At the end of 1964, Ellsworth Kelly returned to Paris for a solo exhibit of his paintings at the Galerie Maeght. While there, he took advantage of the fact that the owners of the gallery were also publishers of artist books and fine art prints. He made his first significant foray into the medium of prints and multiples with two series—Suite of Twenty-Seven Color Lithographs and Suite of Plant Lithographs. Thus began Kelly’s lifelong relationship with lithography.
Complementing this collection of lithographic prints in the exhibition are two large-scale paintings. White over Blue was commissioned for Montreal’s Expo 67 and originally hung inside the geodesic dome created by Buckminster Fuller for the fair. At nearly 30 feet long, the work blurs the line between painting and sculpture, as the white plane literally floats off the wall and over the surface of its blue counterpart. To show the artist’s working method for White over Blue, three preliminary sketches are on loan from the Ellsworth Kelly Foundation. The earliest of these, a relief collage, dates to a decade prior to the painting’s creation. It illustrates how the artist was already envisioning an object that was not quite painting, not quite sculpture.
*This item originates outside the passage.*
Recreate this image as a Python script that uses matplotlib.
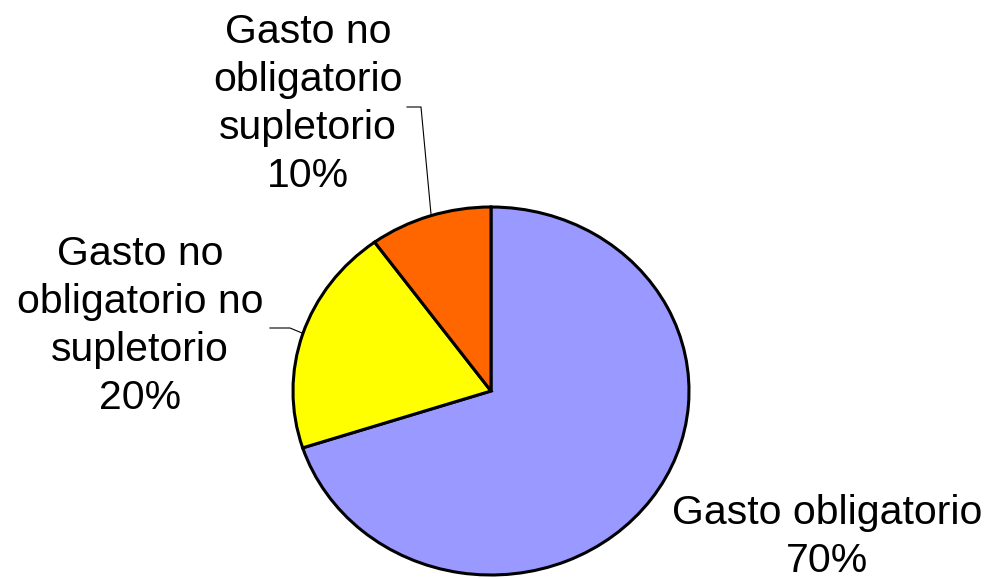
import matplotlib
matplotlib.use("Agg")
import matplotlib.pyplot as plt

labels = ["Gasto obligatorio", "Gasto no\nobligatorio no\nsupletorio", "Gasto no\nobligatorio\nsupletorio"]
values = [70, 20, 10]
colors = ["#9999FF", "#FFFF00", "#FF6600"]

W, H = 990, 579
fig = plt.figure(figsize=(W / 100, H / 100), dpi=100)
fig.patch.set_facecolor("white")

cx, cy, rx, ry = 491, 391, 198, 184
ax = fig.add_axes([(cx - rx) / W, (H - cy - ry) / H, 2 * rx / W, 2 * ry / H])
ax.pie(values, colors=colors, startangle=90, counterclock=False,
       wedgeprops=dict(edgecolor="black", linewidth=2.2))
ax.set_aspect("auto")
ax.set_xlim(-1, 1)
ax.set_ylim(-1, 1)
ax.axis("off")

font = dict(family="Liberation Sans", fontsize=29.5, ha="center", va="center", linespacing=1.33)
pcts = [f"{v}%" for v in values]

def px(x, y):
    return x / W, 1 - y / H

fig.text(*px(827, 537), f"{labels[0]}\n{pcts[0]}", **font)
fig.text(*px(140, 326), f"{labels[1]}\n{pcts[1]}", **font)
fig.text(*px(308, 104), f"{labels[2]}\n{pcts[2]}", **font)

# leader lines
fig.add_artist(plt.Line2D([431 / W, 421 / W, 407 / W], [1 - 214 / H, 1 - 107 / H, 1 - 107 / H],
                          color="black", lw=0.8))
fig.add_artist(plt.Line2D([302 / W, 290 / W, 270 / W], [1 - 333 / H, 1 - 328 / H, 1 - 328 / H],
                          color="black", lw=0.8))

fig.savefig("out.png", dpi=100)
Scale is established in the second of the three sketches, while the third reiterates the fact that Kelly never deviated from his original color scheme of “white over blue.”
Bringing two lithographic suites and two paintings together, “Line & Color: The Nature of Ellsworth Kelly” demonstrates the way in which the artist flattens the world around him. Whether featuring plants or colorful shapes, Kelly’s oeuvre cements him as one of the progenitors of modernism.